“I LOVE YOU, WHY DON’T YOU LOVE ME?:” READING UTOPIA IN CHINESE QUEER FEATURES
Queer Cinema , Chinese films , Queer utopia
This paper discusses queer utopianism in Chinese narrative films Farewell My Concubine (1993, dir. Chen Kaige), East Palace, West Palace (1996, dir. Zhang Yuan) and Lan Yu (2001, dir. Stanley Kwan). While they are stories about trauma and loss, there are ways to read them optimistically. And this kind of utopian reading, as Dina Georgis examines in her book The Better Story, allows for a better collective survival (Georgis 13). Using these films as examples and the scholarly works by Jose Muñoz and Petrus Liu as methods, I exhibit three different ways to explore the utopian qualities within each film and argue that they each provide gateways to an imagined queer future. For Farwell, I discuss how the film invites a queer spectator and looks at moments in film that are utopic for a queer audience.

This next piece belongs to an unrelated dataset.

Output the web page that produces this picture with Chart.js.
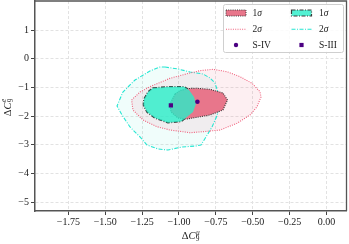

For East Palace, West Palace, I argue that the film stages a queer utopia with the portrayal of the main character A Lan and Xiao Shi, and that the film challenges the heteropatriarchal social structure and imagines an expansive queer future. For Lan Yu, I argue that director Stanley Kwan’s adaptation of the film from literature illustrate a brighter, more idealized space for queer people. My readings of the films show that they secure an access to the queer memories and spaces that are lost in mainstream history, and they help managing the loss to anticipate a better future.